Under the heading "Emergence into Light" she records that when the cloud of mortal mind had lost its silver lining and materiality its rainbow of promise, she found the consciousness of spiritual existence wherein, as she declares (p. 23): "Being was beautiful, its substance, cause, and currents were God and His idea. I had touched the hem of Christian Science." Such vistas of reality may come to us all when the senses are silenced and we, in accordance with Paul's statement, "look not at the things which are seen, but at the things which are not seen: for the things which are seen are temporal; but the things which are not seen are eternal" (II Cor. 4:18).

To accept mortal mind's false, material presentation of man and the universe limits the scope of our capabilities and hedges us about with obstacles to happiness and success. Even though one may feel justified in striving for a specific earthly goal, no human attainment can really satisfy, since it does not possess the qualities of permanence, perfection, and completeness. If one strives, instead, for the realization that permanence, perfection, and completeness are inherent in God and therefore inhere in His expression, he is seeking the kingdom of God and may be confident that whatever is needed in the human economy will be made manifest. Only in this way can one find freedom from anxiety and true peace of mind.

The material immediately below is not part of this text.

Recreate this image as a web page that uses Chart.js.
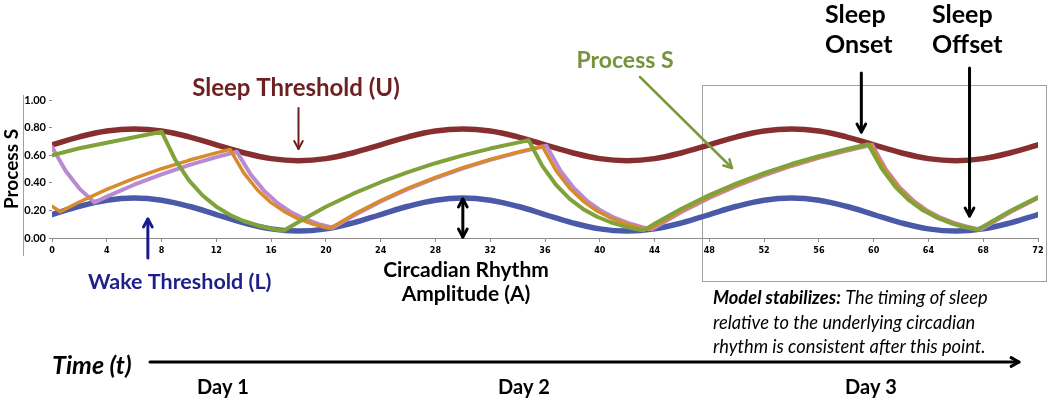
<!DOCTYPE html>
<html>
<head>
<meta charset="utf-8">
<script src="https://cdn.jsdelivr.net/npm/chart.js@4"></script>
<style>
  html, body { margin: 0; padding: 0; background: #fff; }
  #wrap { width: 1050px; height: 400px; }
</style>
</head>
<body>
<div id="wrap"><canvas id="sleepChart" width="1050" height="400"></canvas></div>
<script>
// axis ticks
const hourTicks = [0, 4, 8, 12, 16, 20, 24, 28, 32, 36, 40, 44, 48, 52, 56, 60, 64, 68, 72];
const levelTicks = ['0.00', '0.10', '0.20', '0.30', '0.40', '0.50', '0.60', '0.70', '0.80', '0.90', '1.00'];

// circadian thresholds, read every 2 hours
const thresholdHours = [0, 2, 4, 6, 8, 10, 12, 14, 16, 18, 20, 22, 24, 26, 28, 30, 32, 34, 36,
  38, 40, 42, 44, 46, 48, 50, 52, 54, 56, 58, 60, 62, 64, 66, 68, 70, 72];
const upperThreshold = [0.675, 0.733, 0.775, 0.79, 0.775, 0.733, 0.675, 0.618, 0.575, 0.56, 0.575, 0.618,
  0.675, 0.733, 0.775, 0.79, 0.775, 0.733, 0.675, 0.618, 0.575, 0.56, 0.575, 0.618,
  0.675, 0.733, 0.775, 0.79, 0.775, 0.733, 0.675, 0.618, 0.575, 0.56, 0.575, 0.618, 0.675];
const lowerThreshold = [0.17, 0.23, 0.274, 0.29, 0.274, 0.23, 0.17, 0.11, 0.066, 0.05, 0.066, 0.11,
  0.17, 0.23, 0.274, 0.29, 0.274, 0.23, 0.17, 0.11, 0.066, 0.05, 0.066, 0.11,
  0.17, 0.23, 0.274, 0.29, 0.274, 0.23, 0.17, 0.11, 0.066, 0.05, 0.066, 0.11, 0.17];

// Process S (green), starting at 0.60
const greenHours = [0, 2, 4, 6, 8, 9, 10, 11, 12, 13, 14, 15, 16, 16.9, 18, 20, 22, 24, 26, 28, 30, 32, 34, 34.8,
  35.8, 36.8, 37.8, 38.8, 39.8, 40.8, 41.8, 42.8, 43.2, 44, 46, 48, 50, 52, 54, 56, 58, 59.6,
  60.6, 61.6, 62.6, 63.6, 64.6, 65.6, 66.6, 67.6, 68, 70, 72];
const greenLevels = [0.60, 0.65, 0.69, 0.73, 0.77, 0.567, 0.418, 0.308, 0.227, 0.167, 0.123, 0.091, 0.067, 0.052,
  0.116, 0.226, 0.321, 0.404, 0.478, 0.542, 0.599, 0.648, 0.691, 0.708,
  0.523, 0.386, 0.284, 0.209, 0.154, 0.114, 0.084, 0.062, 0.055, 0.103, 0.214, 0.311, 0.396, 0.470, 0.536, 0.593, 0.643, 0.679,
  0.501, 0.369, 0.272, 0.201, 0.148, 0.109, 0.080, 0.06, 0.084, 0.197, 0.296];

// Process S (orange), starting at 0.23
const orangeHours = [0, 0.6, 2, 4, 6, 8, 10, 12, 13, 14, 15, 16, 17, 18, 19, 20, 20.3, 22, 24, 26, 28, 30, 32, 34, 35.8,
  36.8, 37.8, 38.8, 39.8, 40.8, 41.8, 42.8, 43.6, 46, 48, 50, 52, 54, 56, 58, 59.8,
  60.8, 61.8, 62.8, 63.8, 64.8, 65.8, 66.8, 67.7, 70, 72];
const orangeLevels = [0.23, 0.19, 0.261, 0.352, 0.432, 0.502, 0.563, 0.617, 0.642, 0.472, 0.348, 0.256, 0.189, 0.139, 0.103, 0.076, 0.069,
  0.169, 0.271, 0.361, 0.440, 0.509, 0.569, 0.622, 0.665,
  0.490, 0.361, 0.266, 0.196, 0.145, 0.107, 0.079, 0.062, 0.199, 0.297, 0.384, 0.461, 0.526, 0.585, 0.636, 0.677,
  0.499, 0.368, 0.271, 0.200, 0.147, 0.109, 0.080, 0.061, 0.192, 0.292];

// Process S (purple), starting at 0.66
const purpleHours = [0, 1, 2, 3.1, 4, 6, 8, 10, 12, 13.5, 14.5, 15.5, 16.5, 17.5, 18.5, 19.5, 20.5, 22, 24, 26, 28, 30, 32, 34, 36.1,
  37.1, 38.1, 39.1, 40.1, 41.1, 42.1, 43.1, 43.8, 46, 48, 50, 52, 54, 56, 58, 59.9,
  60.9, 61.9, 62.9, 63.9, 64.9, 65.9, 66.9, 67.8, 70, 72];
const purpleLevels = [0.66, 0.486, 0.358, 0.257, 0.300, 0.386, 0.461, 0.528, 0.586, 0.625, 0.461, 0.340, 0.250, 0.184, 0.136, 0.100, 0.074,
  0.161, 0.265, 0.355, 0.434, 0.504, 0.566, 0.619, 0.668,
  0.492, 0.363, 0.267, 0.197, 0.145, 0.107, 0.079, 0.064, 0.190, 0.290, 0.378, 0.454, 0.522, 0.581, 0.632, 0.675,
  0.497, 0.367, 0.270, 0.199, 0.147, 0.108, 0.080, 0.061, 0.188, 0.29];

function pairUp(xs, ys) {
  return xs.map((x, i) => ({ x: x, y: ys[i] }));
}

const annoFont = 'Lato, "Open Sans", sans-serif';

function arrow(ctx, x1, y1, x2, y2, color, width, both) {
  ctx.save();
  ctx.strokeStyle = color;
  ctx.lineWidth = width;
  ctx.lineCap = 'round';
  ctx.lineJoin = 'round';
  ctx.beginPath();
  ctx.moveTo(x1, y1);
  ctx.lineTo(x2, y2);
  ctx.stroke();
  const heads = both ? [[x2, y2, x1, y1], [x1, y1, x2, y2]] : [[x2, y2, x1, y1]];
  heads.forEach(h => {
    const a = Math.atan2(h[1] - h[3], h[0] - h[2]);
    const len = 9;
    ctx.beginPath();
    ctx.moveTo(h[0] - len * Math.cos(a - 0.5), h[1] - len * Math.sin(a - 0.5));
    ctx.lineTo(h[0], h[1]);
    ctx.lineTo(h[0] - len * Math.cos(a + 0.5), h[1] - len * Math.sin(a + 0.5));
    ctx.stroke();
  });
  ctx.restore();
}

function label(ctx, text, x, y, font, color, align) {
  ctx.font = font;
  ctx.fillStyle = color;
  ctx.textAlign = align || 'center';
  ctx.textBaseline = 'middle';
  ctx.fillText(text, x, y);
}

const notes = {
  id: 'notes',
  beforeDatasetsDraw(chart) {
    const ctx = chart.ctx;
    ctx.save();
    ctx.strokeStyle = '#a0a0a0';
    ctx.lineWidth = 1;
    ctx.strokeRect(702.5, 85.5, 344, 196);
    ctx.beginPath();
    ctx.moveTo(23.5, 95);
    ctx.lineTo(23.5, 256);
    ctx.stroke();
    ctx.restore();
  },
  afterDraw(chart) {
    const ctx = chart.ctx;
    const xs = chart.scales.x;
    ctx.save();

    label(ctx, 'Sleep Threshold (U)', 296, 88, 'bold 24px ' + annoFont, '#6e1f1f');
    arrow(ctx, xs.getPixelForValue(18), 108, xs.getPixelForValue(18), 149, '#6e1f1f', 2);

    label(ctx, 'Process S', 625, 61, 'bold 23px ' + annoFont, '#77933c');
    arrow(ctx, 640, 77, 732, 168, '#7a9a3e', 2.5);

    label(ctx, 'Sleep', 825, 15, 'bold 25px ' + annoFont, '#000', 'left');
    label(ctx, 'Onset', 825, 45, 'bold 25px ' + annoFont, '#000', 'left');
    label(ctx, 'Sleep', 932, 15, 'bold 25px ' + annoFont, '#000', 'left');
    label(ctx, 'Offset', 932, 45, 'bold 25px ' + annoFont, '#000', 'left');
    arrow(ctx, xs.getPixelForValue(59.1), 73, xs.getPixelForValue(59.1), 132, '#000', 3);
    arrow(ctx, xs.getPixelForValue(67), 68, xs.getPixelForValue(67), 216, '#000', 3);

    label(ctx, 'Wake Threshold (L)', 88, 282, 'bold 21.5px ' + annoFont, '#1f1f8c', 'left');
    arrow(ctx, xs.getPixelForValue(7), 258, xs.getPixelForValue(7), 219, '#1a1a8c', 3);

    label(ctx, 'Circadian Rhythm', 466, 270, 'bold 21px ' + annoFont, '#000');
    label(ctx, 'Amplitude (A)', 466, 294, 'bold 21px ' + annoFont, '#000');
    arrow(ctx, xs.getPixelForValue(30), 199, xs.getPixelForValue(30), 237, '#000', 3, true);

    // model stabilizes note
    ctx.font = 'italic bold 18.3px ' + annoFont;
    ctx.fillStyle = '#000';
    ctx.textAlign = 'left';
    ctx.textBaseline = 'middle';
    const lead = 'Model stabilizes:';
    ctx.fillText(lead, 713, 298);
    const leadW = ctx.measureText(lead).width;
    ctx.font = 'italic 18.3px ' + annoFont;
    ctx.fillText(' The timing of sleep', 713 + leadW, 298);
    ctx.fillText('relative to the underlying circadian', 713, 323);
    ctx.fillText('rhythm is consistent after this point.', 713, 347);

    label(ctx, 'Time (t)', 52, 366, 'italic bold 25px ' + annoFont, '#000', 'left');
    arrow(ctx, 150, 362, 1019, 362, '#000', 3);

    label(ctx, 'Day 1', 223, 388, 'bold 20px ' + annoFont, '#000');
    label(ctx, 'Day 2', 524, 388, 'bold 20px ' + annoFont, '#000');
    label(ctx, 'Day 3', 871, 388, 'bold 20px ' + annoFont, '#000');

    ctx.restore();
  }
};

const lineStyle = {
  pointRadius: 0,
  fill: false,
  tension: 0,
  borderJoinStyle: 'round',
  borderCapStyle: 'round'
};

const ctx = document.getElementById('sleepChart').getContext('2d');
const sleepChart = new Chart(ctx, {
  type: 'line',
  data: {
    datasets: [
      Object.assign({ label: 'Process S', data: pairUp(greenHours, greenLevels), borderColor: '#7fa23a', borderWidth: 4 }, lineStyle),
      Object.assign({ label: 'Process S (start 0.23)', data: pairUp(orangeHours, orangeLevels), borderColor: '#d98a2b', borderWidth: 3.5 }, lineStyle),
      Object.assign({ label: 'Process S (start 0.66)', data: pairUp(purpleHours, purpleLevels), borderColor: '#b88ad2', borderWidth: 4 }, lineStyle),
      Object.assign({}, lineStyle, { label: 'Wake Threshold (L)', data: pairUp(thresholdHours, lowerThreshold), borderColor: '#4b5aa8', borderWidth: 5.5, tension: 0.4 }),
      Object.assign({}, lineStyle, { label: 'Sleep Threshold (U)', data: pairUp(thresholdHours, upperThreshold), borderColor: '#862f2e', borderWidth: 5.5, tension: 0.4 })
    ]
  },
  options: {
    responsive: false,
    animation: false,
    devicePixelRatio: 1,
    layout: { padding: { top: 100, right: 12, bottom: 142, left: 0 } },
    plugins: {
      legend: { display: false },
      tooltip: { enabled: false }
    },
    scales: {
      x: {
        type: 'linear',
        min: 0,
        max: 72,
        afterBuildTicks: scale => { scale.ticks = hourTicks.map(v => ({ value: v })); },
        afterFit: scale => { scale.height = 20; },
        grid: { drawOnChartArea: false, drawTicks: true, tickLength: 4, color: '#8c8c8c' },
        border: { display: true, color: '#8c8c8c' },
        ticks: {
          autoSkip: false,
          maxRotation: 0,
          padding: 3,
          color: '#000',
          font: { family: '"Liberation Sans Narrow", "DejaVu Sans Condensed", sans-serif', weight: 'bold', size: 9 }
        }
      },
      y: {
        min: 0,
        max: 1,
        afterBuildTicks: scale => { scale.ticks = levelTicks.map(v => ({ value: parseFloat(v) })); },
        afterFit: scale => { scale.width = 52; },
        grid: { drawOnChartArea: false, drawTicks: true, tickLength: 3, color: '#8c8c8c' },
        border: { display: false },
        title: {
          display: true,
          text: 'Process S',
          color: '#000',
          padding: 0,
          font: { family: annoFont, weight: 'bold', size: 19 }
        },
        ticks: {
          padding: 3,
          color: '#000',
          callback: (value, index) => levelTicks[index],
          font: { family: annoFont, weight: 'bold', size: 11 }
        }
      }
    }
  },
  plugins: [notes]
});
</script>
</body>
</html>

The master Christian, in giving the recipe for a full and satisfying life, did not advise us to strive for material riches or position. He bade us in effect to seek within ourselves the kingdom of God; to achieve that state of consciousness wherein faith and love prevail and man is seen as God's idea, possessing all good by reflection. With perfection as the only horizon we need not make a wearisome ascent from materiality to spirituality. The new heaven and the new earth which appeared to St. John, devoid of pain, sorrow, and death, are the ever-present spiritual facts of being here and now.